City Tallies 4-20 Violations, Damage – April 28, 2010

Friday, April 30, 2010

Kevin L. Hoover

Eye Editor

ARCATA – What City officials, with their warnings, admonitions and barricades could never accomplish, Gaia, in all her wisdom, did. That is, keep the crowds away from Redwood Park for 4-20.

April 20 was a rainy, rainy day. Though a steady influx of raincoat-clad, would-be partyers tromped up Bayview Street, almost as many were headed in the opposite direction, wet and looking for someplace warm and dry.

The crowd was way down from last year – about one-tenth the number, by a rough estimate. The few who did attend headed across the spongy, waterlogged Redwood Park meadow to the partial shelter of the lower forest canopy. There they banged hand drums, smoked dope, received citations for various offenses and had their pictures taken by several photographers.
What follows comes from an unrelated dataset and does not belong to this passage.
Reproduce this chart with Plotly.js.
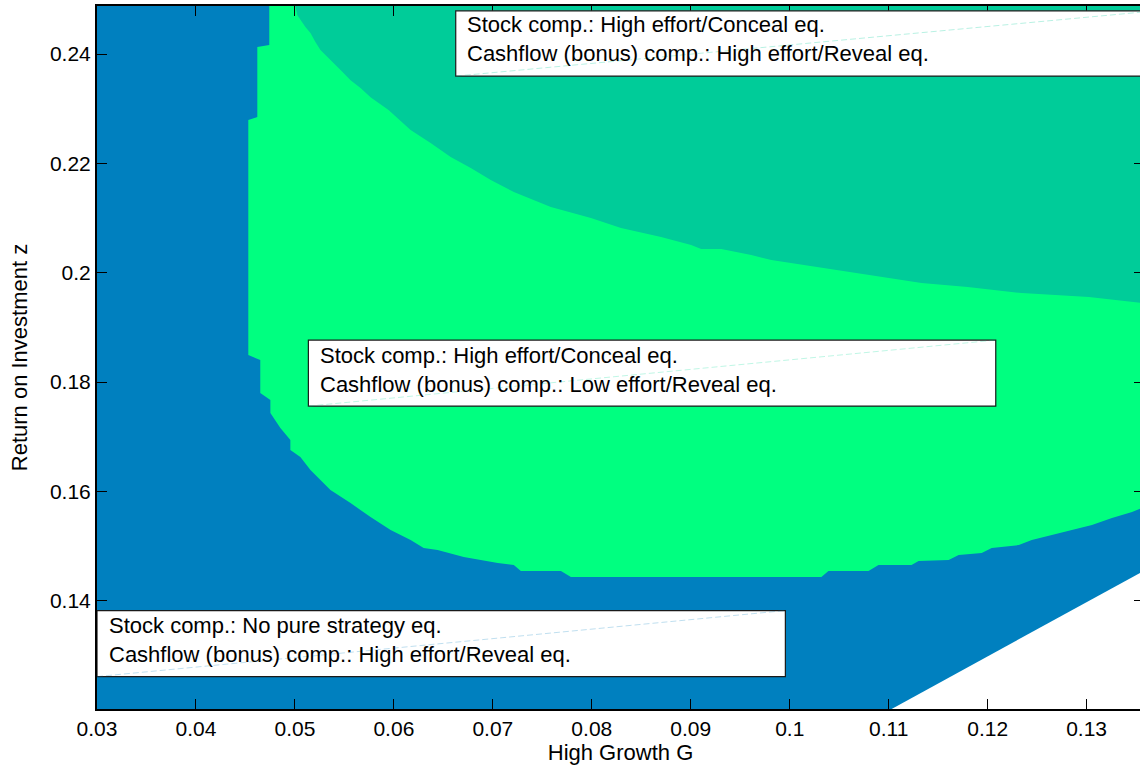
<!DOCTYPE html>
<html>
<head>
<meta charset="utf-8">
<script src="https://cdn.plot.ly/plotly-3.0.1.min.js"></script>
<style>
html, body { margin:0; padding:0; overflow:hidden; background:#fff; }
#chart { width:1146px; height:765px; }
</style>
</head>
<body>
<div id="chart"></div>
<script>
// Axis limits (High Growth G, Return on Investment z)
const gLimits = [0.03, 0.1358];
const zLimits = [0.1202, 0.2488];

// Tick values and labels
const xTickVals = [0.03, 0.04, 0.05, 0.06, 0.07, 0.08, 0.09, 0.10, 0.11, 0.12, 0.13];
const xTickText = ['0.03','0.04','0.05','0.06','0.07','0.08','0.09','0.1','0.11','0.12','0.13'];
const yTickVals = [0.14, 0.16, 0.18, 0.20, 0.22, 0.24];
const yTickText = ['0.14','0.16','0.18','0.2','0.22','0.24'];

// Region 1 (blue): whole feasible region; white triangle at lower right is infeasible
const blueG = [0.03, 0.1103, 0.1358, 0.1358, 0.03];
const blueZ = [0.1202, 0.1202, 0.1455, 0.2488, 0.2488];

// Region 2 (green): Stock High effort/Conceal, Cashflow Low effort/Reveal
const greenG = [0.04741, 0.1358, 0.1358,
  0.13459, 0.13256, 0.13054, 0.12851, 0.12649, 0.12446, 0.12315, 0.12041, 0.11940, 0.11707,
  0.11606, 0.11302, 0.11231, 0.10897, 0.10796, 0.10391, 0.10320, 0.07789, 0.07688, 0.07283,
  0.07212, 0.07050, 0.06706, 0.06442, 0.06301, 0.06169, 0.05967, 0.05764, 0.05562, 0.05359,
  0.05258, 0.05157, 0.05055, 0.04954, 0.04954, 0.04853, 0.04752, 0.04752, 0.04650, 0.04650,
  0.04529, 0.04529, 0.04620, 0.04620, 0.04741];
const greenZ = [0.2488, 0.2488, 0.15714,
  0.15622, 0.15513, 0.15385, 0.15293, 0.15202, 0.15110, 0.15019, 0.14964, 0.14872, 0.14836,
  0.14744, 0.14726, 0.14653, 0.14653, 0.14543, 0.14543, 0.14434, 0.14434, 0.14543, 0.14543,
  0.14653, 0.14690, 0.14799, 0.14927, 0.14964, 0.15110, 0.15293, 0.15531, 0.15787, 0.16025,
  0.16208, 0.16391, 0.16628, 0.16756, 0.16939, 0.17159, 0.17433, 0.17671, 0.17799, 0.18403,
  0.18494, 0.22793, 0.22848, 0.24128, 0.24165];

// Region 3 (teal): Stock High effort/Conceal, Cashflow High effort/Reveal
const tealG = [0.05005, 0.1358, 0.1358,
  0.13023, 0.12345, 0.11798, 0.11332, 0.10927, 0.10523, 0.10118, 0.09814, 0.09611, 0.09308,
  0.09105, 0.09004, 0.08700, 0.08295, 0.07991, 0.07586, 0.07212, 0.06979, 0.06777, 0.06574,
  0.06371, 0.06169, 0.05946, 0.05764, 0.05663, 0.05562, 0.05481, 0.05410, 0.05339, 0.05258,
  0.05207, 0.05157, 0.05106, 0.05055, 0.05025];
const tealZ = [0.2488, 0.2488, 0.19445,
  0.19555, 0.19628, 0.19738, 0.19811, 0.19921, 0.20031, 0.20140, 0.20232, 0.20323, 0.20433,
  0.20433, 0.20506, 0.20653, 0.20817, 0.21000, 0.21201, 0.21476, 0.21695, 0.21915, 0.22116,
  0.22372, 0.22610, 0.22976, 0.23213, 0.23378, 0.23524, 0.23671, 0.23799, 0.23945, 0.24073,
  0.24220, 0.24384, 0.24494, 0.24622, 0.24713];

// Label texts
const labelTeal = ['Stock comp.: High effort/Conceal eq.', 'Cashflow (bonus) comp.: High effort/Reveal eq.'];
const labelGreen = ['Stock comp.: High effort/Conceal eq.', 'Cashflow (bonus) comp.: Low effort/Reveal eq.'];
const labelBlue = ['Stock comp.: No pure strategy eq.', 'Cashflow (bonus) comp.: High effort/Reveal eq.'];

const BLUE = '#0080bf', GREEN = '#00ff80', TEAL = '#00cc99';
const FONT = 'Liberation Sans, Arial, Helvetica, sans-serif';

function region(x, y, color) {
  return { type:'scatter', mode:'lines', x:x, y:y, fill:'toself', fillcolor:color,
    line:{width:0, color:color}, hoverinfo:'skip', showlegend:false };
}

const traces = [ region(blueG, blueZ, BLUE), region(greenG, greenZ, GREEN), region(tealG, tealZ, TEAL) ];

// Text boxes
const boxes = [
  {x0:0.06625, x1:0.1370, y0:0.23598, y1:0.24792, tx:0.06730, ty:0.24271, lines:labelTeal, dash:'rgba(0,204,153,0.28)'},
  {x0:0.05136, x1:0.12082, y0:0.17561, y1:0.18769, tx:0.05240, ty:0.18229, lines:labelGreen, dash:'rgba(0,220,150,0.25)'},
  {x0:0.0300, x1:0.09956, y0:0.12613, y1:0.13821, tx:0.03115, ty:0.13287, lines:labelBlue, dash:'rgba(0,128,191,0.25)'}
];

const shapes = [];
const annotations = [];
boxes.forEach(b => {
  shapes.push({type:'rect', xref:'x', yref:'y', x0:b.x0, x1:b.x1, y0:b.y0, y1:b.y1,
    fillcolor:'#ffffff', line:{color:'#1a1a1a', width:1.2}, layer:'above'});
  shapes.push({type:'line', xref:'x', yref:'y', x0:b.x0, x1:b.x1, y0:b.y0, y1:b.y1,
    line:{color:b.dash, width:1, dash:'6px,3px'}, layer:'above'});
  annotations.push({xref:'x', yref:'y', x:b.tx, y:b.ty, text:b.lines.join('<br>'), showarrow:false,
    align:'left', xanchor:'left', yanchor:'middle', borderpad:0,
    font:{family:FONT, size:22, color:'#000'}});
});

const axisCommon = {
  showgrid:false, zeroline:false, showline:true, linecolor:'#000', linewidth:2,
  mirror:'ticks', ticks:'inside', ticklen:10, tickwidth:1, tickcolor:'#000',
  tickfont:{family:FONT, size:21, color:'#000'}
};

const layout = {
  width:1146, height:765,
  margin:{l:97, r:0, t:6, b:56},
  paper_bgcolor:'#ffffff', plot_bgcolor:'#ffffff',
  showlegend:false, hovermode:false,
  xaxis: Object.assign({}, axisCommon, {
    range:gLimits, tickmode:'array', tickvals:xTickVals, ticktext:xTickText,
    title:{text:'High Growth G', font:{family:FONT, size:22, color:'#000'}}
  }),
  yaxis: Object.assign({}, axisCommon, {
    range:zLimits, tickmode:'array', tickvals:yTickVals, ticktext:yTickText,
    automargin:true,
    title:{text:'Return on Investment z', font:{family:FONT, size:22, color:'#000'}, standoff:16}
  }),
  shapes:shapes,
  annotations:annotations
};

Plotly.newPlot('chart', traces, layout, {displayModeBar:false, staticPlot:true});
</script>
</body>
</html>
Arcata Police Volunteers cheerfully greet folks arriving for 4-20 at Bayview and 12th streets. "Staying high and dry?" queried a volunteer in the frigid drizzle. "Or dry, anyway." KLH | Eye

One young woman brought trash bags and posted a sign asking attendees to properly dispose of their litter.

Police Chief Tom Chapman reported these offenses during 4-20:

126 parking citations

26 traffic citations

9 AMC dog citations

25 AMC smoking citations

17 AMC camping citations

1 AMC bike license citation

1 AMC alcohol citation

1 H&S 11357(a) arrest – Poss. of Hash

5 H&S 11357(b) arrests – Poss. of marijuana

2 647(f) arrests – Public Intoxication

1 290 PC arrest – Failure to register as sex offender

1 warrant arrest

2 148.9 arrests – False ID to police

1 11377(a) arrest – Possession of Psilocybin mushrooms

4-21

The next morning, the redwood Park was relatively clean, though the area used for the downsized smokefest was severely defoliated and eroded.

Now that APD has two full-time park rangers, the City is determiend not to passively allow 4-20 to kick off the annual illegal camping and forest destruction season.

So, the morning of 4-21, members of the Environmental Services Dept. and Ranger Kevin Stonebarger hit the ground, visiting campsites obvious and obscure to clean out the garbage.

They didn’t have to look very hard. One popular site was infested with all the usual mess – camping equipment, wet clothing, tarp ropes tied to trees.

Inexplicably, the campers don’t just leave their garbage, but in what seems like an effort to make it more difficult and unpleasant for the forest workers to clean it up, fling the bottles and plastic food containers deep into tangles of blackberry brambles. At one point, an ES worker stepped in an exposed pile of human feces, releasing a foul stench that hung over the campsite as the crew filled contractor’s bags with the variegated wastes.

Media matters

City Hall and its field workers weren’t very happy with local media over 4-20. The North Coast Journal published a calendar listing for the unsanctioned event, listing “delicacies” as an attraction. That apparently led to a vigorous discussion between Chapman and Journal Editor Hank Sims.

The Times-Standard ran a picture of downed limbs near Redwood Park with a caption that included information from an unidentified “park user” to the effect that the City had trimmed the trees to block access and eliminate shade. Actually, the trimming was part of the regular biennial fuel reduction performed at all forest-urban interfaces in conjunction with the California Department of Forestry and Fire Protection.

The T-S’s front page headline on April 21 said “Cold rain, police don’t deter 4/20 revelers,” despite attendance being a fraction of the usual turnout.